It’s a classic line from a great movie. It’s nine words that speak volumes. And it is amazing how this is more than just a line from a movie, it is problem in our society. To be fair, the concept of communication problems go backs millennia, and even can be connected to God as He caused multiple languages due to the arrogant effort of men in their Tower of Babel fiasco. (Go to Genesis 11 to hear that story.)
the Niagara Institute talks of 10 common barriers to communication …
- Poor listening
- Unnecessary use of jargon
- Distractions
- Mismatched communication styles
- Bad timing
- Unresolved conflict
- Too much or too little information
- Poor manners
- Cultural differences
- Language barriers
This is real. Think of these. Poor listening … We think it’s all about us and others don’t really matter. Unnecessary use of Jargon – and this is so true, whether by regional dialect and idioms or by culture. Major examples of this in church life exist as we speak ‘christianese’ words that society doesn’t always get.
In early days of the church – many thought christians were cannibals. We drank the blood. We ate the body. yuck, but not yuck.

Poor manners – how often to we act rude … or ignore others for acting rude?
For me, a biggie is distractions … ‘squirrel’ is part of my way of life.
Instead of focusing on what barriers there are, let’s give a few points on improving communication. Now as a pastor/preacher, I get inundated with articles and input on improving my style and sermon presentations. But this is more about regular communication. This might even include about the communication from church to church members.
Communication specialists estimate that it takes telling a message 16 times for the information to spread throughout an organization. That number may seem like overkill, but it rarely is.
16 time!

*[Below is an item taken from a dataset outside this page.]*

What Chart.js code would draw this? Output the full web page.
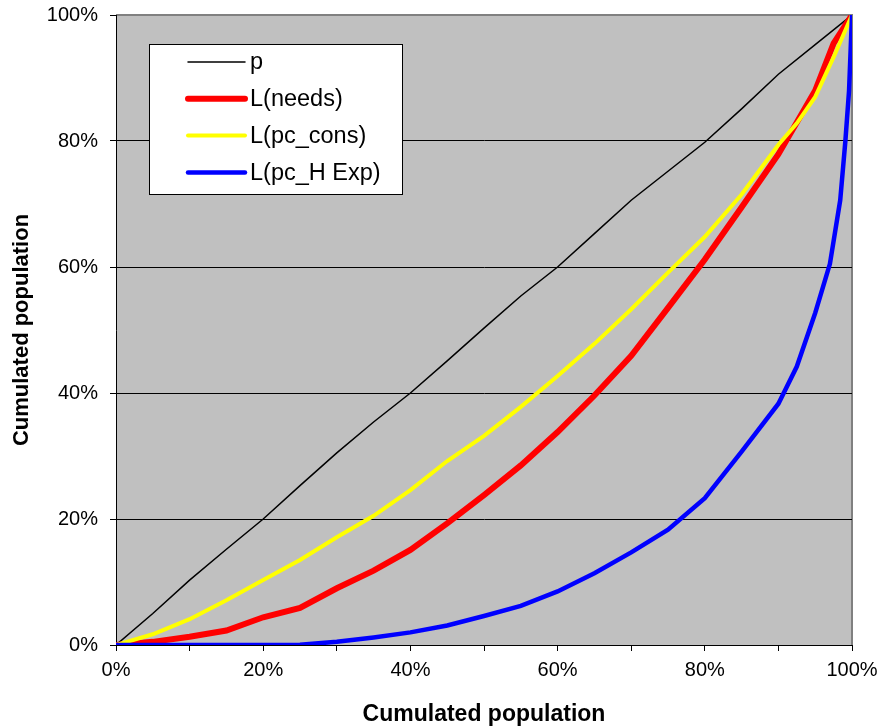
<!DOCTYPE html>
<html>
<head>
<meta charset="utf-8">
<script src="https://cdn.jsdelivr.net/npm/chart.js@4.4.1/dist/chart.umd.min.js"></script>
<style>
  body { margin: 0; background: #fff; }
</style>
</head>
<body>
<canvas id="lorenz" width="882" height="728"></canvas>
<script>
// values, in %
var popX   = [0, 5, 10, 15, 20, 25, 30, 35, 40, 45, 50, 55, 60, 65, 70, 75, 80, 85, 90, 95, 100]
var popY   = [0, 5.0, 10.3, 15.2, 20.0, 25.3, 30.5, 35.4, 40.0, 45.1, 50.3, 55.4, 60.0, 65.3, 70.6, 75.2, 79.8, 85.1, 90.6, 95.3, 100]

var needsX = [0, 5, 10, 15, 20, 25, 30, 35, 40, 45, 50, 55, 60, 65, 70, 75, 80, 85, 90, 95, 97.5, 100]
var needsY = [0, 0.5, 1.3, 2.3, 4.4, 5.9, 9.0, 11.8, 15.1, 19.3, 23.8, 28.5, 33.8, 39.6, 45.9, 53.5, 61.2, 69.5, 77.9, 88.0, 95.5, 100]

var consX  = [0, 5, 10, 15, 20, 25, 30, 35, 40, 45, 50, 55, 60, 65, 70, 75, 80, 85, 90, 92.5, 95, 97.5, 100]
var consY  = [0, 1.7, 4.1, 7.1, 10.3, 13.5, 17.1, 20.5, 24.6, 29.2, 33.2, 37.8, 42.7, 47.8, 53.3, 59.1, 64.8, 71.5, 79.4, 82.8, 87.0, 93.3, 100]

var hexpX  = [0, 10, 20, 25, 30, 35, 40, 45, 50, 55, 60, 65, 70, 75, 80, 85, 90, 92.5, 95, 97, 98.4, 99.1, 99.6, 100]
var hexpY  = [0, 0, 0, 0.05, 0.5, 1.2, 2.0, 3.1, 4.6, 6.2, 8.5, 11.4, 14.7, 18.3, 23.3, 30.7, 38.3, 44.2, 52.7, 60.5, 70.6, 80, 88, 100]

var seriesNames = ["p", "L(needs)", "L(pc_cons)", "L(pc_H Exp)"]
var seriesColors = ["#000000", "#ff0000", "#ffff00", "#0000ff"]
var seriesWidths = [1.5, 6, 4, 4.5]

var axisTitle = "Cumulated population"
var fontName = "Arial, 'Liberation Sans', sans-serif"

function toPoints(xs, ys){
  var pts = []
  for (var i = 0; i < xs.length; i++){
    pts.push({x: xs[i], y: ys[i]})
  }
  return pts
}

function makeSet(i, xs, ys){
  return {
    label: seriesNames[i],
    data: toPoints(xs, ys),
    borderColor: seriesColors[i],
    backgroundColor: seriesColors[i],
    borderWidth: seriesWidths[i],
    pointRadius: 0,
    fill: false,
    tension: 0,
    order: 4 - i
  }
}

// grey plot area with the grey top/right frame
var plotBack = {
  id: "plotBack",
  beforeDraw: function(chart){
    var a = chart.chartArea
    var ctx = chart.ctx
    ctx.save()
    ctx.fillStyle = "#ffffff"
    ctx.fillRect(0, 0, chart.width, chart.height)
    ctx.fillStyle = "#c0c0c0"
    ctx.fillRect(a.left, a.top, a.right - a.left, a.bottom - a.top)
    ctx.strokeStyle = "#808080"
    ctx.lineWidth = 2
    ctx.beginPath()
    ctx.moveTo(a.left, a.top)
    ctx.lineTo(a.right, a.top)
    ctx.lineTo(a.right, a.bottom)
    ctx.stroke()
    ctx.restore()
  }
}

// boxed legend inside the plot, like the original
var boxLegend = {
  id: "boxLegend",
  afterDraw: function(chart){
    var ctx = chart.ctx
    var sets = chart.data.datasets
    ctx.save()
    ctx.fillStyle = "#ffffff"
    ctx.fillRect(149.5, 44.5, 253, 150)
    ctx.strokeStyle = "#000000"
    ctx.lineWidth = 1
    ctx.strokeRect(149.5, 44.5, 253, 150)
    ctx.font = "23.5px " + fontName
    ctx.textBaseline = "middle"
    ctx.textAlign = "left"
    for (var i = 0; i < sets.length; i++){
      var y = 62 + i * 36.8
      ctx.strokeStyle = sets[i].borderColor
      ctx.lineWidth = sets[i].borderWidth
      ctx.lineCap = "round"
      ctx.beginPath()
      ctx.moveTo(188, y)
      ctx.lineTo(245, y)
      ctx.stroke()
      ctx.fillStyle = "#000000"
      ctx.fillText(sets[i].label, 250, y + 1)
    }
    ctx.restore()
  }
}

Chart.defaults.font.family = fontName
Chart.defaults.color = "#000000"

var myChart = new Chart(document.getElementById("lorenz"), {
  type: "line",
  data: {
    datasets: [
      makeSet(0, popX, popY),
      makeSet(1, needsX, needsY),
      makeSet(2, consX, consY),
      makeSet(3, hexpX, hexpY)
    ]
  },
  options: {
    responsive: false,
    animation: false,
    layout: { padding: { top: 15, right: 30, left: 0, bottom: 0 } },
    plugins: {
      legend: { display: false },
      tooltip: { enabled: false }
    },
    scales: {
      x: {
        type: "linear",
        min: 0,
        max: 100,
        afterFit: function(scale){
          scale.height = 83
          scale.paddingLeft = 0
          scale.paddingRight = 0
        },
        border: { display: true, color: "#000000", width: 1 },
        grid: { drawOnChartArea: false, drawTicks: true, tickLength: 6, color: "#000000" },
        ticks: {
          stepSize: 10,
          autoSkip: false,
          maxRotation: 0,
          padding: 7,
          font: { size: 20 },
          callback: function(v){ return v % 20 === 0 ? v + "%" : "" }
        },
        title: {
          display: true,
          text: axisTitle,
          font: { size: 23, weight: "bold" },
          padding: { top: 0, bottom: 0 }
        }
      },
      y: {
        min: 0,
        max: 100,
        afterFit: function(scale){
          scale.width = 116
          scale.paddingTop = 0
          scale.paddingBottom = 0
        },
        border: { display: true, color: "#000000", width: 1 },
        grid: {
          tickLength: 6,
          tickColor: "#000000",
          color: function(c){ return c.tick && c.tick.value === 100 ? "rgba(0,0,0,0)" : "#000000" }
        },
        ticks: {
          stepSize: 20,
          padding: 12,
          font: { size: 20 },
          callback: function(v){ return v + "%" }
        },
        title: {
          display: true,
          text: axisTitle,
          font: { size: 22, weight: "bold" },
          padding: { top: 9, bottom: 0 }
        }
      }
    }
  },
  plugins: [plotBack, boxLegend]
})
</script>
</body>
</html>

SIXTEEN?
So here are a few verses that might give some insight …
- Sometimes silence is preferred … Proverbs 10:19 – “Sin is not ended by multiplying words, but the prudent hold their tongues.”
- Listen before speaking … Proverbs 18:13 – “To answer before listening — that is folly and shame.” … “My dear brothers and sisters, take note of this: Everyone should be quick to listen, slow to speak and slow to become angry, because human anger does not produce the righteousness that God desires” (James 1:19-20).
- Kindness, Gentleness & Grace should be what defines our words … Proverbs 12:25 – “Anxiety weighs down the heart, but a kind word cheers it up.” … Proverbs 15:1 – “A gentle answer turns away wrath, but a harsh word stirs up anger.” … Proverbs 16:24 – “Gracious words are a honeycomb, sweet to the soul and healing to the bones.”
- Keep in mind, God listens and knows all our words …Psalm 19:14 – “May these words of my mouth and this meditation of my heart be pleasing in your sight, Lord, my Rock and my Redeemer.”
- Don’t lie, deceive or speak manipulative … Ephesians 4:25 – “Therefore each of you must put off falsehood and speak truthfully to your neighbor…”
- Put yourself in their shoes, consider what they are going through … “Finally, all of you, be like-minded, be sympathetic, love one another, be compassionate and humble” (1 Peter 3:8).

Here are some basic principles …
- Say Less, but be intentional in your words … typical listeners only take so much in before they shut down, cut off, tune out. Me, growing up, and still now … I like short and to the point phone calls. I prefer tweets in so many lines verses a paragraph after paragraph verbal diarrhea found on other social media. As a pastor, I normally do about 30-40 minutes, but it’s about under 15 minutes sections that connect.
- Talk with the presumption the listener doesn’t get your idioms, jargon, or inside-verbiage … try to answer questions upfront, questions people who don’t know you would not understand
- Put yourself in their shoes … thank about what they want to hear, what motivates them, what would draw their attention.
- Care about what you are saying … if you don’t care about the conversation, why should they. More important, care about the person to whom you are speaking. People don’t care what you have to say till they know you care for them..
Say Less + With Greater Clarity + In Ways That Connect With People
No matter the medium, greater and clearer communication is important.